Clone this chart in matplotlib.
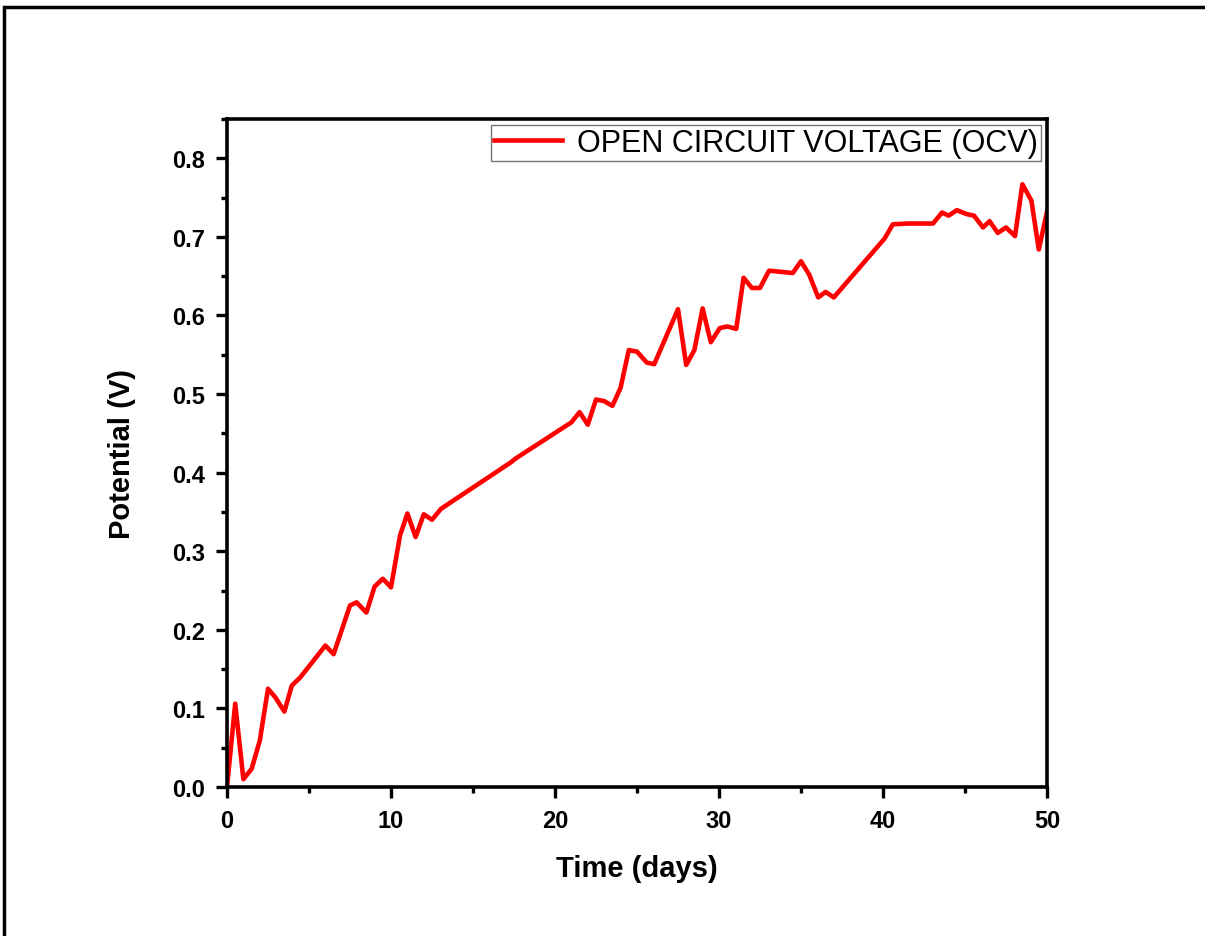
import matplotlib
matplotlib.use('Agg')
import matplotlib.pyplot as plt
from matplotlib.patches import Rectangle
from matplotlib.ticker import MultipleLocator

# values
days = [0, 0.5, 1.0, 1.5, 2.0, 2.5, 2.95, 3.5, 3.95, 4.45, 6.0, 6.5, 7.5, 7.9, 8.5,
        9.0, 9.5, 10.0, 10.55, 11.0, 11.5, 12.0, 12.5, 13.05, 17.3, 17.6, 21.0,
        21.5, 22.0, 22.5, 23.0, 23.5, 24.0, 24.5, 25.0, 25.6, 26.05, 27.5, 28.0,
        28.5, 29.0, 29.5, 30.05, 30.5, 31.05, 31.5, 32.0, 32.5, 33.05, 34.5, 35.0,
        35.5, 36.05, 36.5, 37.0, 40.1, 40.6, 41.5, 43.05, 43.6, 44.0, 44.5, 45.1,
        45.55, 46.1, 46.5, 47.0, 47.5, 48.05, 48.5, 49.05, 49.5, 50.0]
ocv = [0.0, 0.106, 0.010, 0.023, 0.059, 0.125, 0.114, 0.096, 0.129, 0.139, 0.180,
       0.169, 0.231, 0.235, 0.222, 0.255, 0.265, 0.254, 0.320, 0.348, 0.318, 0.347,
       0.340, 0.354, 0.413, 0.418, 0.464, 0.477, 0.461, 0.493, 0.491, 0.485, 0.508,
       0.556, 0.554, 0.540, 0.538, 0.608, 0.537, 0.556, 0.609, 0.566, 0.584, 0.586,
       0.583, 0.648, 0.635, 0.635, 0.657, 0.654, 0.669, 0.652, 0.623, 0.630, 0.623,
       0.698, 0.716, 0.717, 0.717, 0.731, 0.727, 0.734, 0.729, 0.727, 0.712, 0.720,
       0.705, 0.712, 0.701, 0.767, 0.746, 0.684, 0.732]
yticks = [0.0, 0.1, 0.2, 0.3, 0.4, 0.5, 0.6, 0.7, 0.8]
ytick_labels = ['0.0', '0.1', '0.2', '0.3', '0.4', '0.5', '0.6', '0.7', '0.8']

plt.rcParams['font.family'] = ['Liberation Sans', 'DejaVu Sans']

fig = plt.figure(figsize=(12.05, 9.37), dpi=100)
# outer frame, cut off at right and bottom like the original
fig.patches.append(Rectangle((4 / 1205, -0.05), 1.1, 1.05 - 8 / 937,
                             transform=fig.transFigure, fill=False,
                             edgecolor='black', linewidth=2.5, zorder=0))

ax = fig.add_axes([227 / 1205, 1 - 788 / 937, 820 / 1205, 668 / 937])
ax.plot(days, ocv, color='red', linewidth=3.3, label='OPEN CIRCUIT VOLTAGE (OCV)')

ax.set_xlim(0, 50)
ax.set_ylim(0, 0.85)
ax.xaxis.set_major_locator(MultipleLocator(10))
ax.xaxis.set_minor_locator(MultipleLocator(5))
ax.set_yticks(yticks)
ax.set_yticklabels(ytick_labels)
ax.yaxis.set_minor_locator(MultipleLocator(0.05))

ax.tick_params(which='major', direction='out', length=8, width=2.4,
               labelsize=17, pad=8)
ax.tick_params(which='minor', direction='out', length=4, width=2.4)
for lbl in ax.get_xticklabels() + ax.get_yticklabels():
    lbl.set_fontweight('bold')
for s in ax.spines.values():
    s.set_linewidth(2.6)

ax.set_xlabel('Time (days)', fontsize=21, fontweight='bold', labelpad=16)
ax.set_ylabel('Potential (V)', fontsize=21, fontweight='bold', labelpad=26)

leg = ax.legend(loc='upper right', fontsize=22, frameon=True, fancybox=False,
                borderaxespad=0.2, handlelength=2.2, borderpad=0.1,
                handletextpad=0.5)
leg.get_frame().set_edgecolor('#555555')
leg.get_frame().set_linewidth(1.0)

fig.savefig('out.png', dpi=100)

* * *

> _TASK BRIEF_
Strip out the pictures and quote the remaining data word for word.

> _SOLUTION FOR THIS TASK_
Clone this chart in matplotlib.
import matplotlib
matplotlib.use('Agg')
import matplotlib.pyplot as plt
from matplotlib.patches import Rectangle
from matplotlib.ticker import MultipleLocator

# values
days = [0, 0.5, 1.0, 1.5, 2.0, 2.5, 2.95, 3.5, 3.95, 4.45, 6.0, 6.5, 7.5, 7.9, 8.5,
        9.0, 9.5, 10.0, 10.55, 11.0, 11.5, 12.0, 12.5, 13.05, 17.3, 17.6, 21.0,
        21.5, 22.0, 22.5, 23.0, 23.5, 24.0, 24.5, 25.0, 25.6, 26.05, 27.5, 28.0,
        28.5, 29.0, 29.5, 30.05, 30.5, 31.05, 31.5, 32.0, 32.5, 33.05, 34.5, 35.0,
        35.5, 36.05, 36.5, 37.0, 40.1, 40.6, 41.5, 43.05, 43.6, 44.0, 44.5, 45.1,
        45.55, 46.1, 46.5, 47.0, 47.5, 48.05, 48.5, 49.05, 49.5, 50.0]
ocv = [0.0, 0.106, 0.010, 0.023, 0.059, 0.125, 0.114, 0.096, 0.129, 0.139, 0.180,
       0.169, 0.231, 0.235, 0.222, 0.255, 0.265, 0.254, 0.320, 0.348, 0.318, 0.347,
       0.340, 0.354, 0.413, 0.418, 0.464, 0.477, 0.461, 0.493, 0.491, 0.485, 0.508,
       0.556, 0.554, 0.540, 0.538, 0.608, 0.537, 0.556, 0.609, 0.566, 0.584, 0.586,
       0.583, 0.648, 0.635, 0.635, 0.657, 0.654, 0.669, 0.652, 0.623, 0.630, 0.623,
       0.698, 0.716, 0.717, 0.717, 0.731, 0.727, 0.734, 0.729, 0.727, 0.712, 0.720,
       0.705, 0.712, 0.701, 0.767, 0.746, 0.684, 0.732]
yticks = [0.0, 0.1, 0.2, 0.3, 0.4, 0.5, 0.6, 0.7, 0.8]
ytick_labels = ['0.0', '0.1', '0.2', '0.3', '0.4', '0.5', '0.6', '0.7', '0.8']

plt.rcParams['font.family'] = ['Liberation Sans', 'DejaVu Sans']

fig = plt.figure(figsize=(12.05, 9.37), dpi=100)
# outer frame, cut off at right and bottom like the original
fig.patches.append(Rectangle((4 / 1205, -0.05), 1.1, 1.05 - 8 / 937,
                             transform=fig.transFigure, fill=False,
                             edgecolor='black', linewidth=2.5, zorder=0))

ax = fig.add_axes([227 / 1205, 1 - 788 / 937, 820 / 1205, 668 / 937])
ax.plot(days, ocv, color='red', linewidth=3.3, label='OPEN CIRCUIT VOLTAGE (OCV)')

ax.set_xlim(0, 50)
ax.set_ylim(0, 0.85)
ax.xaxis.set_major_locator(MultipleLocator(10))
ax.xaxis.set_minor_locator(MultipleLocator(5))
ax.set_yticks(yticks)
ax.set_yticklabels(ytick_labels)
ax.yaxis.set_minor_locator(MultipleLocator(0.05))

ax.tick_params(which='major', direction='out', length=8, width=2.4,
               labelsize=17, pad=8)
ax.tick_params(which='minor', direction='out', length=4, width=2.4)
for lbl in ax.get_xticklabels() + ax.get_yticklabels():
    lbl.set_fontweight('bold')
for s in ax.spines.values():
    s.set_linewidth(2.6)

ax.set_xlabel('Time (days)', fontsize=21, fontweight='bold', labelpad=16)
ax.set_ylabel('Potential (V)', fontsize=21, fontweight='bold', labelpad=26)

leg = ax.legend(loc='upper right', fontsize=22, frameon=True, fancybox=False,
                borderaxespad=0.2, handlelength=2.2, borderpad=0.1,
                handletextpad=0.5)
leg.get_frame().set_edgecolor('#555555')
leg.get_frame().set_linewidth(1.0)

fig.savefig('out.png', dpi=100)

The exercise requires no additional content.